Your objective: Select lines where the word "page" appears.

(Figure scripts)
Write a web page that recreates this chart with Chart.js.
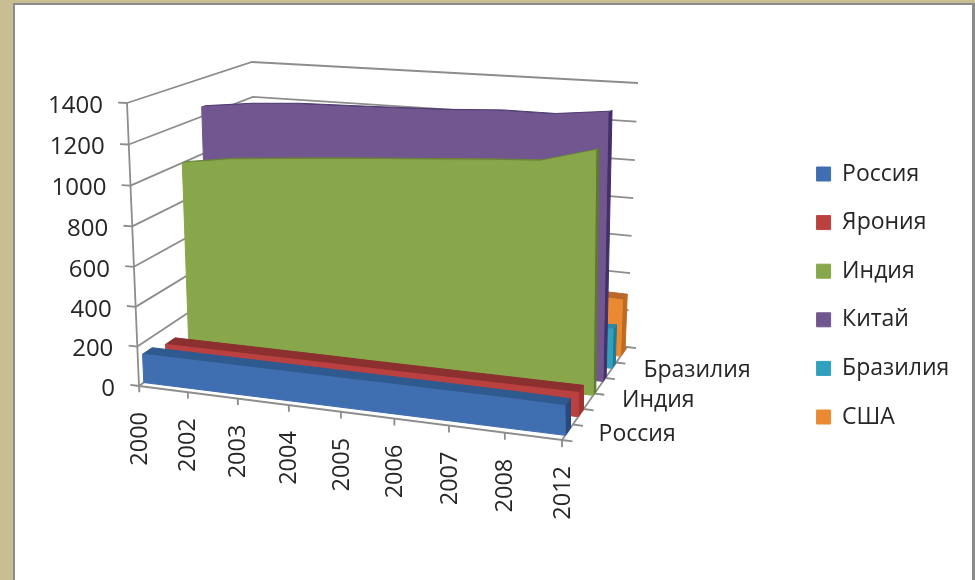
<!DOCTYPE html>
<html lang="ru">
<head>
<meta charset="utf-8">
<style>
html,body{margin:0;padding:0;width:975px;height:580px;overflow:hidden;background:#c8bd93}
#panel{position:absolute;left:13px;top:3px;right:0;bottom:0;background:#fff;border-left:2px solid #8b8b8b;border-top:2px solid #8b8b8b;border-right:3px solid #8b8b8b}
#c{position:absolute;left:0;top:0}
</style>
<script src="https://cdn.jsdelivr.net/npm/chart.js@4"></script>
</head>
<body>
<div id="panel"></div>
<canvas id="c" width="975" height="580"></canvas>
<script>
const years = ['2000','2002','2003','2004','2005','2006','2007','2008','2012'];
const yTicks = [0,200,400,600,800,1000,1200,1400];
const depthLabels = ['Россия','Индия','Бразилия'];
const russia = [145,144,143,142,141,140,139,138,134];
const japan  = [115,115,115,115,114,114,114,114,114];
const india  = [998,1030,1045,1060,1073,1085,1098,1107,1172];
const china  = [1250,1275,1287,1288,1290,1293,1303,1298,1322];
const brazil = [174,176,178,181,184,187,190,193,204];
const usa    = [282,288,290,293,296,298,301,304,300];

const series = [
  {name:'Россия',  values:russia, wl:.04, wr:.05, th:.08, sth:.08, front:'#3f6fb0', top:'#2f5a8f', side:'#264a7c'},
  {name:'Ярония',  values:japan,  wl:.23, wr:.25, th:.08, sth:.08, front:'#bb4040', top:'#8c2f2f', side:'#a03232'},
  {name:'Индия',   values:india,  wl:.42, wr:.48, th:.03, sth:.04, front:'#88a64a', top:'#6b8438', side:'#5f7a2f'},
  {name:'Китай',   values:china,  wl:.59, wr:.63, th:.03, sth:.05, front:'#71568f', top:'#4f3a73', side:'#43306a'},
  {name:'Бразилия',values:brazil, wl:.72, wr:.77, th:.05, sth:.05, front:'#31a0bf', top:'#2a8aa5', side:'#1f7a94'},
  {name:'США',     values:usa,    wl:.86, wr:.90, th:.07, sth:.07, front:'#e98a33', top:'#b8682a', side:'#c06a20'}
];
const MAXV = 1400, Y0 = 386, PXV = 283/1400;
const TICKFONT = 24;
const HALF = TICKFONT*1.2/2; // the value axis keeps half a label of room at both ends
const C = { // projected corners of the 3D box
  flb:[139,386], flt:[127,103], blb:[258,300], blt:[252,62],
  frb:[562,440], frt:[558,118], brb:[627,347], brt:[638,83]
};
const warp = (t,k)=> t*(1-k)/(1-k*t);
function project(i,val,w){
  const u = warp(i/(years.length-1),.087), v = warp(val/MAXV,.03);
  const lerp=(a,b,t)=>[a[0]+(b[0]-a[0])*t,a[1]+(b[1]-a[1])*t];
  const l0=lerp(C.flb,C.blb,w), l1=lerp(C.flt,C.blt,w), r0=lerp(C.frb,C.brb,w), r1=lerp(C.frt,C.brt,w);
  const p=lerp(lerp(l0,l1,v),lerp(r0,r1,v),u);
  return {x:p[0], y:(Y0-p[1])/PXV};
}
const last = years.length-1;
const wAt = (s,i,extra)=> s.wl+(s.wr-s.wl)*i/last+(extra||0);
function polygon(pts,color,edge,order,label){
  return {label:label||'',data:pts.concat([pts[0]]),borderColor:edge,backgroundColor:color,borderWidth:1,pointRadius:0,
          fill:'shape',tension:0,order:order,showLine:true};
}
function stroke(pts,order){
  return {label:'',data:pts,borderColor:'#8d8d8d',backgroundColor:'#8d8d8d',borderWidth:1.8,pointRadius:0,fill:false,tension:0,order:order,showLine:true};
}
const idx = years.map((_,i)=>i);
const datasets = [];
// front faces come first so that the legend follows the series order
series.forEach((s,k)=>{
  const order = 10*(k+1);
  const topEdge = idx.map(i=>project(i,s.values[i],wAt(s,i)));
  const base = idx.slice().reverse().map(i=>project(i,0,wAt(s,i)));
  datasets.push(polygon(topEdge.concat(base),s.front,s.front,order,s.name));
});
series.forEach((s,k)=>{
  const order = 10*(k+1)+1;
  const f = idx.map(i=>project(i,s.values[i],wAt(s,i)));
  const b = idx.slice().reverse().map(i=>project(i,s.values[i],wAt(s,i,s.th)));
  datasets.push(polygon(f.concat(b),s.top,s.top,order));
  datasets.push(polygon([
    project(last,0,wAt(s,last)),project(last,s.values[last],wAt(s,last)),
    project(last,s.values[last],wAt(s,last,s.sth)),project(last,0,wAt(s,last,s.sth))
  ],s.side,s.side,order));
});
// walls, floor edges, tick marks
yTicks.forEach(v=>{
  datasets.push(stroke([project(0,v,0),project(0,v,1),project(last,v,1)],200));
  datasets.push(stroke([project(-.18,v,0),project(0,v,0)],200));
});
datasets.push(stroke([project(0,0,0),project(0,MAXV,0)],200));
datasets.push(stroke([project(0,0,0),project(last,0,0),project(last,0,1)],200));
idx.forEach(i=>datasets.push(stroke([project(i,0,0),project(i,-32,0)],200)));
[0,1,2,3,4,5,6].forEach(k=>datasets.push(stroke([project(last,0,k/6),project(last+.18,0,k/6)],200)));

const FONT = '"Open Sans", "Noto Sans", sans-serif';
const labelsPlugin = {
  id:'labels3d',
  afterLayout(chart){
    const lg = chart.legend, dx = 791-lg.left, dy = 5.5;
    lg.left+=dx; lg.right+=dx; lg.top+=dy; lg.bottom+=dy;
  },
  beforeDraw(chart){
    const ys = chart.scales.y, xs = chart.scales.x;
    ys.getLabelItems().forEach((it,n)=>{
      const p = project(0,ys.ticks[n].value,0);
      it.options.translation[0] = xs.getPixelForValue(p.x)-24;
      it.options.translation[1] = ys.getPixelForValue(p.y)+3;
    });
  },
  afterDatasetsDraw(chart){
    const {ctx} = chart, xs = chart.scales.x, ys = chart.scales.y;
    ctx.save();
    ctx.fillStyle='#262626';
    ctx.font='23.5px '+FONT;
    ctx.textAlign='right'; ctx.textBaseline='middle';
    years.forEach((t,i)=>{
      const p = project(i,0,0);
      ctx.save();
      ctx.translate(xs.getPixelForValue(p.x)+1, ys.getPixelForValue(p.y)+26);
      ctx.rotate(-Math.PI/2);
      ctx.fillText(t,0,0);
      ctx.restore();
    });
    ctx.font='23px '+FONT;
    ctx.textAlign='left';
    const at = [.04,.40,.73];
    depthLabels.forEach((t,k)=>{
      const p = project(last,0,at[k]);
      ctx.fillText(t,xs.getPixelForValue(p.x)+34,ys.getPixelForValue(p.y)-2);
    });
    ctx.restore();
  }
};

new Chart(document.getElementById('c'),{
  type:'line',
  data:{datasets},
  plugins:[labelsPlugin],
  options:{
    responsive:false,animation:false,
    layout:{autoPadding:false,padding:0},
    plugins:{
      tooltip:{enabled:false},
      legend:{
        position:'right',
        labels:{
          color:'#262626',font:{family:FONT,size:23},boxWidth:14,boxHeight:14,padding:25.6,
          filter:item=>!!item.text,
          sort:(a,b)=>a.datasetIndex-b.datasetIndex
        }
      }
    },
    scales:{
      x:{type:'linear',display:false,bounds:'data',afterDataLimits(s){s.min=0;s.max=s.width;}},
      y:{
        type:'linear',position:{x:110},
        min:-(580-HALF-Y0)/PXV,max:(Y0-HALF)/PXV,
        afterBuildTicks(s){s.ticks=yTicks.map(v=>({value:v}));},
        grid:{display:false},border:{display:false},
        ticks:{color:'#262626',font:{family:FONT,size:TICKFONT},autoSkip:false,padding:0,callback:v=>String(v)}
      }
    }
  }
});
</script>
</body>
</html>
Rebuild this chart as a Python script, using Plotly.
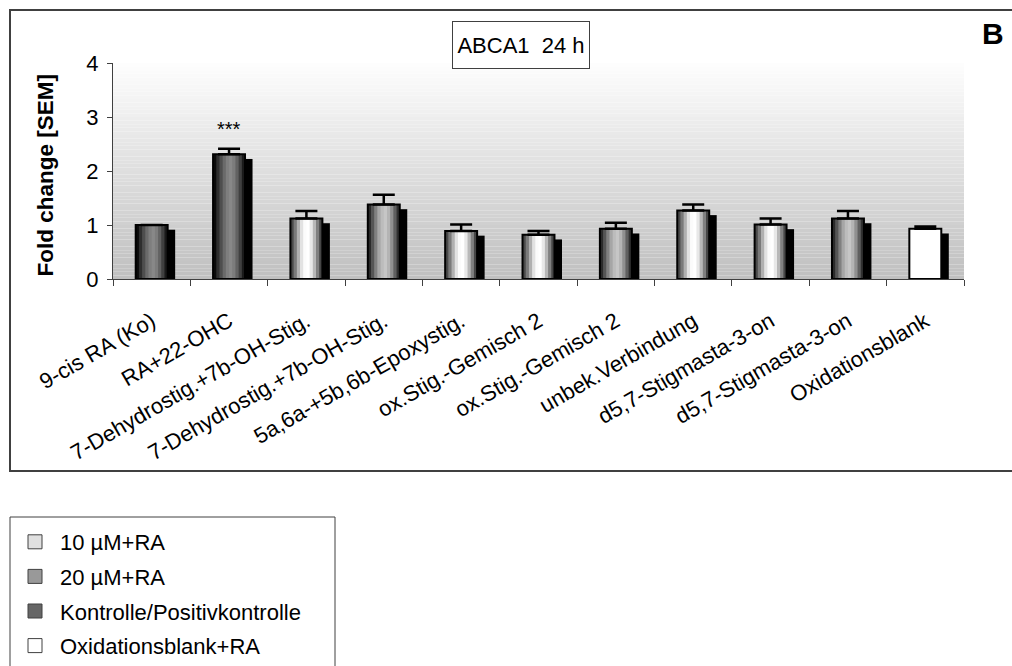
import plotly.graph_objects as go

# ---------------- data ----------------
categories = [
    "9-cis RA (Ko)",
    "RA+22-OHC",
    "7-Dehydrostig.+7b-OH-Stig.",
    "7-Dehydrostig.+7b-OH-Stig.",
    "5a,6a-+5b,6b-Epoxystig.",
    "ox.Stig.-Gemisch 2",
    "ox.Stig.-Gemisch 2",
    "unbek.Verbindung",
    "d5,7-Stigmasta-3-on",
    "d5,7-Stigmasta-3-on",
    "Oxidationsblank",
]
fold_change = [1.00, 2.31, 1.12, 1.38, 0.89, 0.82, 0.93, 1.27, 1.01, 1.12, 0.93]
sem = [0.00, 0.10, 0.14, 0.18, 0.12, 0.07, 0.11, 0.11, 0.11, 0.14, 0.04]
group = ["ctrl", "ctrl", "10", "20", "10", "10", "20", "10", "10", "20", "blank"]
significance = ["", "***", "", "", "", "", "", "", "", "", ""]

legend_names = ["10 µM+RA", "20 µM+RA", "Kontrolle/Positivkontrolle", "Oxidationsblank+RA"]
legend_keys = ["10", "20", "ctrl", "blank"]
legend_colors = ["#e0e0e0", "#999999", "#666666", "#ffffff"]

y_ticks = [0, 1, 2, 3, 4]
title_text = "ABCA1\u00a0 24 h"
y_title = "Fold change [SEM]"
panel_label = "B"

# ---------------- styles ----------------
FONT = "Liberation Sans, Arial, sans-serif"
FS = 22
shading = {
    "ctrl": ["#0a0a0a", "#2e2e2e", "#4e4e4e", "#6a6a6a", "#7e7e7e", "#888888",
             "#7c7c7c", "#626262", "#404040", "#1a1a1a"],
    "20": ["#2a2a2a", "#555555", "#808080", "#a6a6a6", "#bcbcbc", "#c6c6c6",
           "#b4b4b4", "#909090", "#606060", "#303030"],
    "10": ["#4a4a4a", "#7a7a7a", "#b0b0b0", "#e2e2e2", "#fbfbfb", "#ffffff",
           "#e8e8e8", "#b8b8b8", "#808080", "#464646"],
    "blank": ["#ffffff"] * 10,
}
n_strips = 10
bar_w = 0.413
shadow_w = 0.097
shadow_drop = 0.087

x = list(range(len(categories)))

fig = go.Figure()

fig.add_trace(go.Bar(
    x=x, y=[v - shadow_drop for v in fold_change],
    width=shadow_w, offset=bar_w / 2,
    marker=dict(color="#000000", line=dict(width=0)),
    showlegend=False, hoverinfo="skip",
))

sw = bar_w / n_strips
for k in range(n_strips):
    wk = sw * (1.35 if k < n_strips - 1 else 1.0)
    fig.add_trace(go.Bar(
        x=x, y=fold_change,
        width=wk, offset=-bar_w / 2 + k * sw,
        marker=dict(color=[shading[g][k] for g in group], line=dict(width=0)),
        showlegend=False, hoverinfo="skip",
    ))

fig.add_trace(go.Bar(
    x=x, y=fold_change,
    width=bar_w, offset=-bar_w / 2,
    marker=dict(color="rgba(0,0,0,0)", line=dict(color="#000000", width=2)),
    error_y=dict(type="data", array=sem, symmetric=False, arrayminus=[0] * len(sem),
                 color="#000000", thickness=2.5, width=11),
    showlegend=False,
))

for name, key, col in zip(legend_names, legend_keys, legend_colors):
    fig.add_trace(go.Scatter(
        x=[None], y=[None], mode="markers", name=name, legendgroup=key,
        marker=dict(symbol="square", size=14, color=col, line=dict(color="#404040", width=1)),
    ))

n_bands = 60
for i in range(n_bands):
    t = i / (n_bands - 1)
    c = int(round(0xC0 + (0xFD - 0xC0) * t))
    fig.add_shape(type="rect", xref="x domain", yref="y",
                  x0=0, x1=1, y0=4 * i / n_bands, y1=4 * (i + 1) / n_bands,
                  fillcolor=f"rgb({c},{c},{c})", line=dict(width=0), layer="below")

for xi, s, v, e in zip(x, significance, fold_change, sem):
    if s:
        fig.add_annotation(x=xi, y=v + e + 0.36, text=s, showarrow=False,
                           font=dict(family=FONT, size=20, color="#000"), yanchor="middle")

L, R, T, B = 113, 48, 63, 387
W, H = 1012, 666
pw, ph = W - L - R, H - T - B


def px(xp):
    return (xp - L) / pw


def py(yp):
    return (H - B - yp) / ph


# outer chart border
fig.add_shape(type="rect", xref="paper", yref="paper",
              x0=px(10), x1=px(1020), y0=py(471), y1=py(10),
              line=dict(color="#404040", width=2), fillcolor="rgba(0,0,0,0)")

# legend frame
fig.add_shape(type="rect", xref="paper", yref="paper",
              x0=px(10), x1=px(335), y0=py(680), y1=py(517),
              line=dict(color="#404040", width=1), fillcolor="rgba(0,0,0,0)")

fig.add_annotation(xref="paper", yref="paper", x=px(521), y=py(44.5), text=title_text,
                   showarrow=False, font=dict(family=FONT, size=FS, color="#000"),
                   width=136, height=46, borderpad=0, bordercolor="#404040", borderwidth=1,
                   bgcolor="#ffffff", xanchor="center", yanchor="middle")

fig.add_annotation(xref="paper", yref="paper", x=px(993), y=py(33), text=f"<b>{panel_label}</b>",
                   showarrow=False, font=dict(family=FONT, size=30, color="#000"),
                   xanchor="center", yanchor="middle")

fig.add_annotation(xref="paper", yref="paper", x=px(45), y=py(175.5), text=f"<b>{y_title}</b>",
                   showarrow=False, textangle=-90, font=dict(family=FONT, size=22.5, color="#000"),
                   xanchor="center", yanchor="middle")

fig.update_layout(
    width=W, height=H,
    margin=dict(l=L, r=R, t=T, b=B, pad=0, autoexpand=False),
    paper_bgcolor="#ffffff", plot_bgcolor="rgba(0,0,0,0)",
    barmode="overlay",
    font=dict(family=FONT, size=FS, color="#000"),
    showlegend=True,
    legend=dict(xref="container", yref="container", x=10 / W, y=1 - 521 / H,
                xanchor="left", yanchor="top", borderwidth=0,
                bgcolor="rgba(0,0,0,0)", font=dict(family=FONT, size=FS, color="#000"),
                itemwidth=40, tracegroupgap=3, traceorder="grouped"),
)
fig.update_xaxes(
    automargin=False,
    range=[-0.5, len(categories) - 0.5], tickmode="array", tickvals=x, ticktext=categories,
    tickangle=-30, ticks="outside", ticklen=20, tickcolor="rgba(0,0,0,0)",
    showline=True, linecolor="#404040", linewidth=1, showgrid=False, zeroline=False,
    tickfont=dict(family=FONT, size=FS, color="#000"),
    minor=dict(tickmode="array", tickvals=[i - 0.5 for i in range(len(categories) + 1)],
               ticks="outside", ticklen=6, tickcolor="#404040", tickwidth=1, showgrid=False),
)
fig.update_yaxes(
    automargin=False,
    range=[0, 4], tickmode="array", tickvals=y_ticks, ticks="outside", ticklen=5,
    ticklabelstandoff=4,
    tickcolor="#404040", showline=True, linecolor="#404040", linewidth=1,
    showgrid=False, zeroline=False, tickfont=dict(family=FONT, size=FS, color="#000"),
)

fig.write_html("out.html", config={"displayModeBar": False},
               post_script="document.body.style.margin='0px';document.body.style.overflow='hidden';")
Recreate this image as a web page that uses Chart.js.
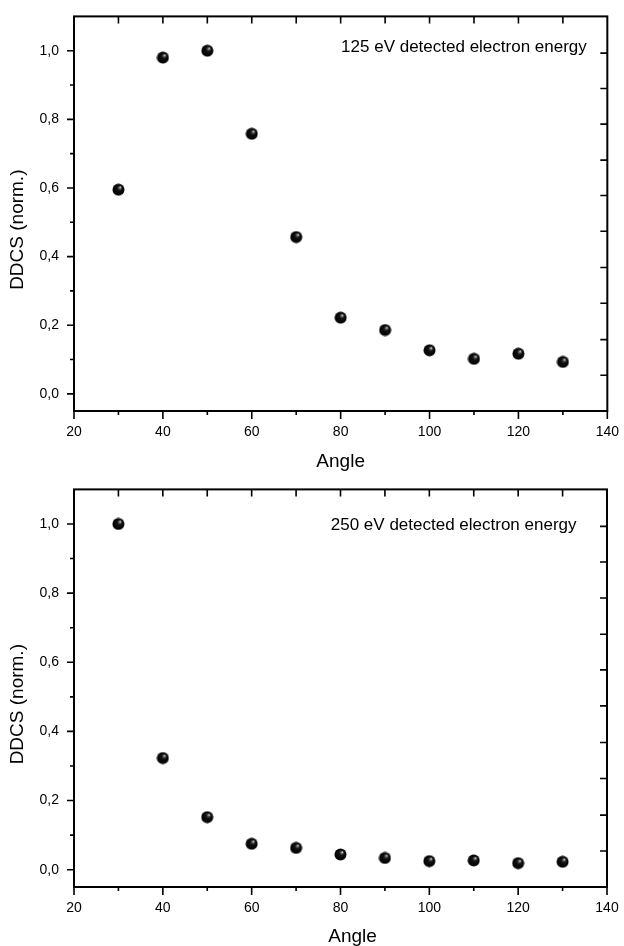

Result:
Write a web page that recreates this chart with Chart.js.
Recreate this image as a web page that uses Chart.js.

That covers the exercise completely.